MAXINE GORDON meets the Yorkshire couple who have turned a million pound jet into a luxury crash pad.

WITH its cream leather seats, wooden veneer and black and chrome accessories, this Hawker 700 jet oozes the sort of style befitting a James Bond movie. Originally worth around £10 million, in its heyday this eight-seater executive plane was at the beck and call of the Russian jet set.

Today, it sits in a field south of York, with no wings or engine – but a double bed, kitchenette and ensuite loo and wet room.

In a refurb that cost £20,000, it is the ultimate crash pad for clients of Julia and Martyn Wiseman, who run Condor Aviation on the former site of RAF Riccall.

Inside the neighbouring hanger-cum-workshop are 15 aircraft, in various state of repair and renovation. It's here that the couple make people's flights of fancy come true.

"People buy kits to make their own plane, but it can take 3,000 hours if you don't know what you are doing to finish the project," says Martyn, who also runs an engineering business in Hull.
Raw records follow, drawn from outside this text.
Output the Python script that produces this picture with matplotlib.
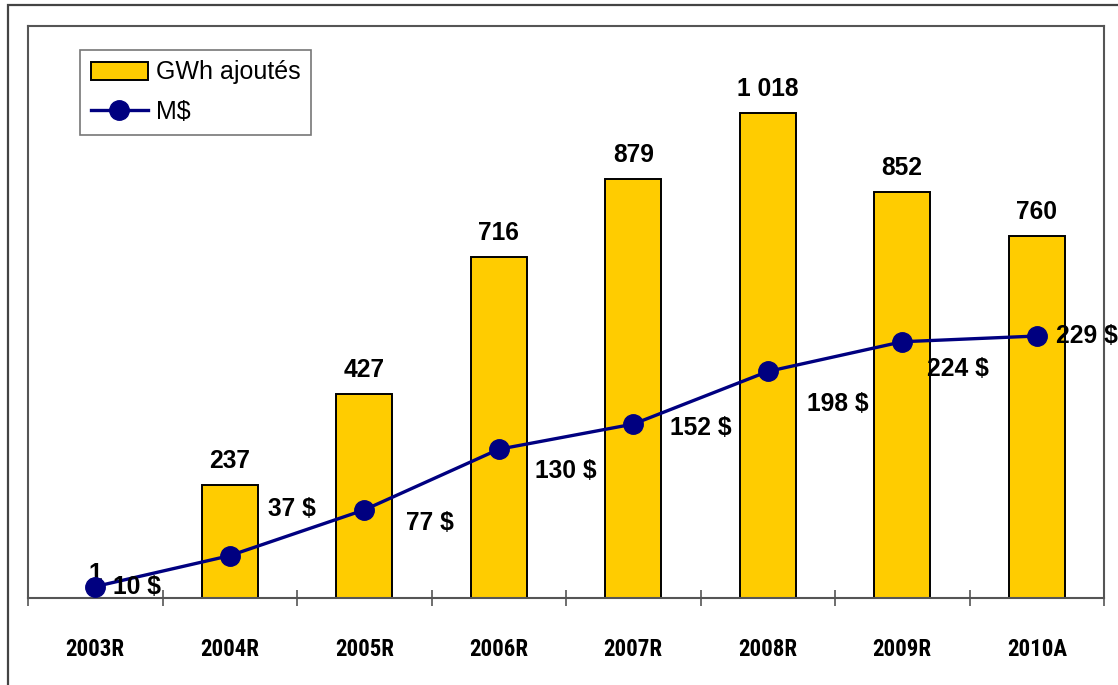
import matplotlib
matplotlib.use("Agg")
import matplotlib.pyplot as plt
from matplotlib.patches import Rectangle
from matplotlib.ticker import FixedLocator
from matplotlib import font_manager
import numpy as np

categories = ["2003R", "2004R", "2005R", "2006R", "2007R", "2008R", "2009R", "2010A"]
gwh = [1, 237, 427, 716, 879, 1018, 852, 760]
mdollars = [10, 37, 77, 130, 152, 198, 224, 229]
gwh_labels = ["1", "237", "427", "716", "879", "1 018", "852", "760"]
money_labels = ["10 $", "37 $", "77 $", "130 $", "152 $", "198 $", "224 $", "229 $"]

# label offsets in pixels (dx, dy), style only
money_offsets = [(42, 0), (62, 47), (66, -13), (67, -22), (68, -4), (70, -33), (56, -27), (50, 0)]

plt.rcParams['font.family'] = ['Liberation Sans', 'DejaVu Sans']

installed = {f.name for f in font_manager.fontManager.ttflist}
if 'Liberation Sans Narrow' in installed:
    tick_font = dict(family=['Liberation Sans Narrow', 'Liberation Sans'], stretch='normal', size=17)
elif 'Roboto Condensed' in installed:
    tick_font = dict(family=['Roboto Condensed', 'Liberation Sans'], stretch='condensed', size=16.5)
elif 'Barlow Semi Condensed' in installed:
    tick_font = dict(family=['Barlow Semi Condensed', 'Liberation Sans'], stretch='condensed', size=16.5)
else:
    tick_font = dict(family=['DejaVu Sans'], stretch='condensed', size=16)

W, H = 1118, 685
fig = plt.figure(figsize=(W / 100, H / 100), dpi=100)
fig.patch.set_facecolor("white")

# outer border
fig.patches.append(Rectangle((8 / W, -0.05), 1.2, (H - 5) / H + 0.05, transform=fig.transFigure,
                             fill=False, edgecolor="#444444", linewidth=1.6))

ax = fig.add_axes([28 / W, (H - 598) / H, (1104 - 28) / W, (598 - 26) / H])
x = np.arange(len(categories))
bars = ax.bar(x, gwh, width=0.42, color="#FFCC00", edgecolor="black", linewidth=1.4,
              label="GWh ajoutés", zorder=2)
ax.set_xlim(-0.5, len(categories) - 0.5)
ax.set_ylim(0, 1200)
ax.set_yticks([])
for s in ["left", "top", "right", "bottom"]:
    ax.spines[s].set_color("#555555")
    ax.spines[s].set_linewidth(1.5)

ax.set_xticks(x)
ax.set_xticklabels(categories)
ax.tick_params(axis="x", which="major", length=0, pad=29)
ax.xaxis.set_minor_locator(FixedLocator(np.arange(-0.5, len(categories), 1.0)))
ax.tick_params(axis="x", which="minor", direction="inout", length=11, width=1.2, color="#555555")
for lbl in ax.get_xticklabels():
    lbl.set_family(tick_font['family'])
    lbl.set_stretch(tick_font['stretch'])
    lbl.set_fontweight("bold")
    lbl.set_fontsize(tick_font['size'])

for xi, v, t in zip(x, gwh, gwh_labels):
    ax.annotate(t, (xi, v), xytext=(0, 12), textcoords="offset pixels",
                ha="center", va="bottom", fontsize=17.7, fontweight="bold")

ax2 = ax.twinx()
ax2.set_ylim(0, 500)
ax2.set_yticks([])
for s in ax2.spines.values():
    s.set_visible(False)
line, = ax2.plot(x, mdollars, color="#000080", linewidth=2.4, marker="o", markersize=14,
                 markerfacecolor="#000080", markeredgecolor="#000080", label="M$", zorder=3)
for xi, v, t, (dx, dy) in zip(x, mdollars, money_labels, money_offsets):
    ax2.annotate(t, (xi, v), xytext=(dx, dy), textcoords="offset pixels",
                 ha="center", va="center", fontsize=17.7, fontweight="bold", annotation_clip=False)

leg = ax.legend([bars, line], ["GWh ajoutés", "M$"], loc="upper left",
                bbox_to_anchor=((80 - 28) / 1076, (598 - 50) / 572), borderaxespad=0,
                fontsize=18, frameon=True, fancybox=False, shadow=False,
                handlelength=2.3, handletextpad=0.3, labelspacing=0.62, borderpad=0.42)
leg.get_frame().set_edgecolor("#555555")
leg.get_frame().set_linewidth(1.2)
leg.set_zorder(10)

fig.savefig("out.png", dpi=100)
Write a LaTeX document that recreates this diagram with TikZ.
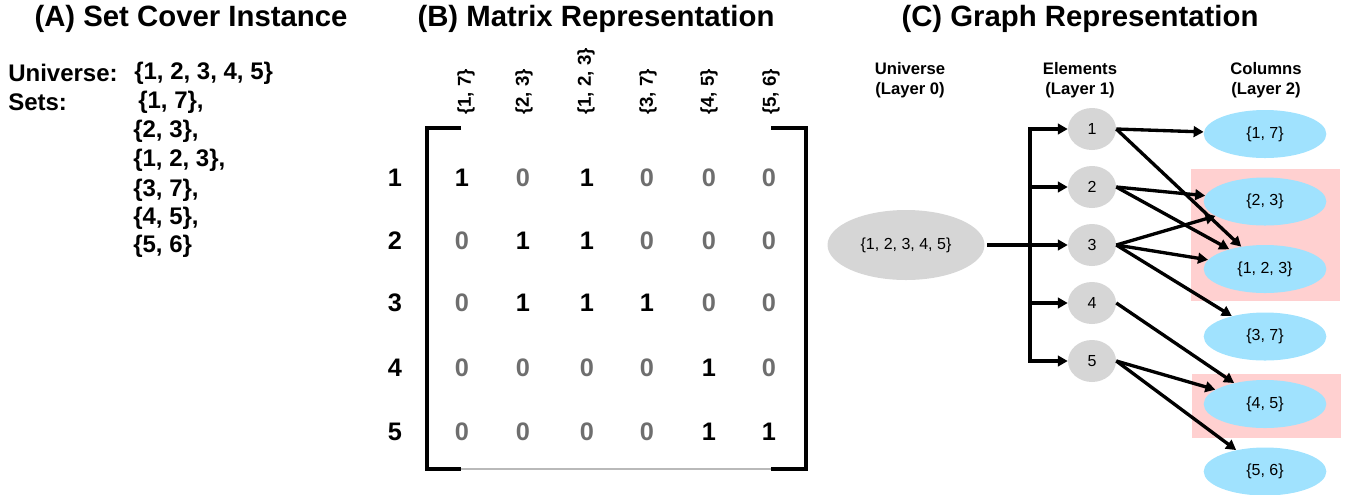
\documentclass[tikz,border=0pt]{standalone}
\usepackage{fontspec}
\setmainfont{Liberation Sans}
\usetikzlibrary{shapes.geometric,arrows.meta}
\definecolor{zerogray}{RGB}{110,110,110}
\definecolor{elemgray}{RGB}{214,214,214}
\definecolor{colblue}{RGB}{160,226,254}
\definecolor{coverpink}{RGB}{255,208,208}
\newcommand{\zr}{\textcolor{zerogray}{0}}

\begin{document}
\begin{tikzpicture}[x=0.75pt,y=-0.75pt]
                        \tikzstyle{title}=[font=\fontsize{22}{26}\selectfont\bfseries]
                        \tikzstyle{txt}=[font=\fontsize{18}{22}\selectfont\bfseries, anchor=west, inner sep=0]
                        \tikzstyle{entry}=[font=\fontsize{19}{22}\selectfont\bfseries]
                        \tikzstyle{collabel}=[font=\fontsize{14}{16}\selectfont\bfseries, rotate=90, anchor=west, inner sep=0]
                        \tikzstyle{head}=[font=\fontsize{12.5}{15}\selectfont\bfseries, align=center]
                        \tikzstyle{elem}=[ellipse, fill=elemgray, minimum width=36pt, minimum height=31.5pt, inner sep=0, font=\fontsize{12}{14}\selectfont]
                        \tikzstyle{col}=[ellipse, fill=colblue, minimum width=92pt, minimum height=36pt, inner sep=0, font=\fontsize{12}{14}\selectfont]
                        \tikzstyle{arr}=[line width=2.5pt, -{Triangle[length=7.5pt,width=8pt]}]
                        \useasboundingbox (0,0) rectangle (1351,494);
                        % titles
                        \node[title] (ta) at (191,19) {(A) Set Cover Instance};
                        \node[title] (tb) at (596,19) {(B) Matrix Representation};
                        \node[title] (tc) at (1080,19) {(C) Graph Representation};
                        % (A)
                        \node[txt] (uname) at (8,73) {Universe:};
                        \node[txt] (uset) at (134,73) {\{1, 2, 3, 4, 5\}};
                        \node[txt] (sname) at (8,102) {Sets:};
                        \node[txt] (s1) at (138,102) {\{1, 7\},};
                        \node[txt] (s2) at (133,131) {\{2, 3\},};
                        \node[txt] (s3) at (133,160) {\{1, 2, 3\},};
                        \node[txt] (s4) at (133,190) {\{3, 7\},};
                        \node[txt] (s5) at (133,218) {\{4, 5\},};
                        \node[txt] (s6) at (133,246) {\{5, 6\}};
                        % (B)
                        \node[collabel] (l1) at (466,115) {\{1, 7\}};
                        \node[collabel] (l2) at (524,115) {\{2, 3\}};
                        \node[collabel] (l3) at (586,115) {\{1, 2, 3\}};
                        \node[collabel] (l4) at (648,115) {\{3, 7\}};
                        \node[collabel] (l5) at (709,115) {\{4, 5\}};
                        \node[collabel] (l6) at (771,115) {\{5, 6\}};
                        \draw[line width=2.5pt] (461,128) -- (427,128) -- (427,469) -- (461,469);
                        \draw[line width=2.5pt] (771,128) -- (806,128) -- (806,469) -- (771,469);
                        \draw[gray!55, line width=0.8pt] (461,469) -- (771,469);
                        \node[entry] (r1) at (395,178) {1};
                        \node[entry] (r2) at (395,241) {2};
                        \node[entry] (r3) at (395,303) {3};
                        \node[entry] (r4) at (395,368) {4};
                        \node[entry] (r5) at (395,432) {5};
                        \node[entry] (m11) at (462,178) {1};
                        \node[entry] (m12) at (523,178) {\zr};
                        \node[entry] (m13) at (587,178) {1};
                        \node[entry] (m14) at (647,178) {\zr};
                        \node[entry] (m15) at (709,178) {\zr};
                        \node[entry] (m16) at (769,178) {\zr};
                        \node[entry] (m21) at (462,241) {\zr};
                        \node[entry] (m22) at (523,241) {1};
                        \node[entry] (m23) at (587,241) {1};
                        \node[entry] (m24) at (647,241) {\zr};
                        \node[entry] (m25) at (709,241) {\zr};
                        \node[entry] (m26) at (769,241) {\zr};
                        \node[entry] (m31) at (462,303) {\zr};
                        \node[entry] (m32) at (523,303) {1};
                        \node[entry] (m33) at (587,303) {1};
                        \node[entry] (m34) at (647,303) {1};
                        \node[entry] (m35) at (709,303) {\zr};
                        \node[entry] (m36) at (769,303) {\zr};
                        \node[entry] (m41) at (462,368) {\zr};
                        \node[entry] (m42) at (523,368) {\zr};
                        \node[entry] (m43) at (587,368) {\zr};
                        \node[entry] (m44) at (647,368) {\zr};
                        \node[entry] (m45) at (709,368) {1};
                        \node[entry] (m46) at (769,368) {\zr};
                        \node[entry] (m51) at (462,432) {\zr};
                        \node[entry] (m52) at (523,432) {\zr};
                        \node[entry] (m53) at (587,432) {\zr};
                        \node[entry] (m54) at (647,432) {\zr};
                        \node[entry] (m55) at (709,432) {1};
                        \node[entry] (m56) at (769,432) {1};
                        % (C)
                        \node[head] (h0) at (910,80) {Universe\\(Layer 0)};
                        \node[head] (h1) at (1080,80) {Elements\\(Layer 1)};
                        \node[head] (h2) at (1266,80) {Columns\\(Layer 2)};
                        \fill[coverpink] (1191,169) rectangle (1340,301);
                        \fill[coverpink] (1192,374) rectangle (1341,438);
                        \node[ellipse, fill=elemgray, minimum width=117.75pt, minimum height=52.5pt, inner sep=0, font=\fontsize{12}{14}\selectfont] (uni) at (906,245) {\{1, 2, 3, 4, 5\}};
                        \node[elem] (e1) at (1092,129) {1};
                        \node[elem] (e2) at (1092,187) {2};
                        \node[elem] (e3) at (1092,245) {3};
                        \node[elem] (e4) at (1092,303) {4};
                        \node[elem] (e5) at (1092,361) {5};
                        \node[col] (c1) at (1265,134) {\{1, 7\}};
                        \node[col] (c2) at (1265,201.5) {\{2, 3\}};
                        \node[col] (c3) at (1265,269) {\{1, 2, 3\}};
                        \node[col] (c4) at (1265,336.5) {\{3, 7\}};
                        \node[col] (c5) at (1265,404) {\{4, 5\}};
                        \node[col] (c6) at (1265,471.5) {\{5, 6\}};
                        \coordinate (bustop) at (1030,129);
                        \coordinate (busbot) at (1030,361);
                        \draw[line width=2.5pt, line cap=rect] (bustop) -- (busbot);
                        \draw[arr, shorten <=2pt] (uni) -- (e3);
                        \draw[arr] (bustop) -- (e1);
                        \draw[arr] (bustop |- e2) -- (e2);
                        \draw[arr] (bustop |- e4) -- (e4);
                        \draw[arr] (busbot) -- (e5);
                        \draw[arr] (e1.east) -- (c1);
                        \draw[arr] (e1.east) -- (c3);
                        \draw[arr] (e2.east) -- (c2);
                        \draw[arr] (e2.east) -- (c3);
                        \draw[arr] (e3.east) -- (c2);
                        \draw[arr] (e3.east) -- (c3);
                        \draw[arr] (e3.east) -- (c4);
                        \draw[arr] (e4.east) -- (c5);
                        \draw[arr] (e5.east) -- (c5);
                        \draw[arr] (e5.east) -- (c6);
                    \end{tikzpicture}
\end{document}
Realistically, he adds, those 3,000 hours probably amount to about ten years of hard graft if you consider people will mostly work on their plane in their spare time.

"If you start when you retire, you might well die before it is finished," said Martyn. "We have the facilities and the people to turn it around in about six months."

And when people come to see their work in progress, says Martyn, they can stay on site, bedding down in the refitted Hawker jet.

It's not everyday someone attempts to turn a millionaire's plane into a des res. Channel 4 thought so too and featured the renovation on Amazing Spaces, its interiors series presented by British architect George Clarke.

George gave the end result an enthusiastic thumbs-up when he and his camera crew visited Martyn and Julia at the end of summer, praising the adventurous pair for pulling off the nigh impossible. He was particularly impressed how they'd manage to squeeze a double bed into the narrow cockpit and design a generous toilet and full-height shower room in the tail.

Julia came up with the idea of using a memory foam mattress for the bed, which is 4ft 6in at the top but tapers to a narrower dimension as it disappears into the tip of the cockpit. From a template, the mattress was cut to the correct shape, then upholstered in a cream fabric.

"That way, when the bed isn't made up, it still looks like a nice piece of furniture," she said.

Julia worked with colleague Leigh Parker on the rest of the interior, carefully matching the new ceiling with a cream suede fabric from the original walls and mocking up a warm-wood veneer for the kitchen area to tie in with the existing cabinet and drawers.

In order to put in a bathroom, Martyn cut out the base in the tail end of the plane, mounted it on steel girders, levelled it to the ground and covered it in wood cladding, which was painted white.

It was an ingenious way to add more headroom into the rear of the jet, thus allowing the installation of a generous-sized loo and shower room.

Style and comfort were the guiding words behind the project. "We don't compromise on anything... it would have to be the best we could do," said Martyn, who picked up the jet on eBay as "scrap" for £4,000.

Julia added: "We have a lovely home in South Cave and would not want to stay anywhere else that wasn't comfortable or invite anyone to stay to a place that wasn't comfortable."

Heating is provided by electric blowers in the skirting board under the kitchen and on the wall near the bed as well as from a heated towel rail in the shower room.

Julia knew the look she was after.

"I wanted it to have a Seventies feel, like an old James Bond film. If he was in a jet, this is what it would look like."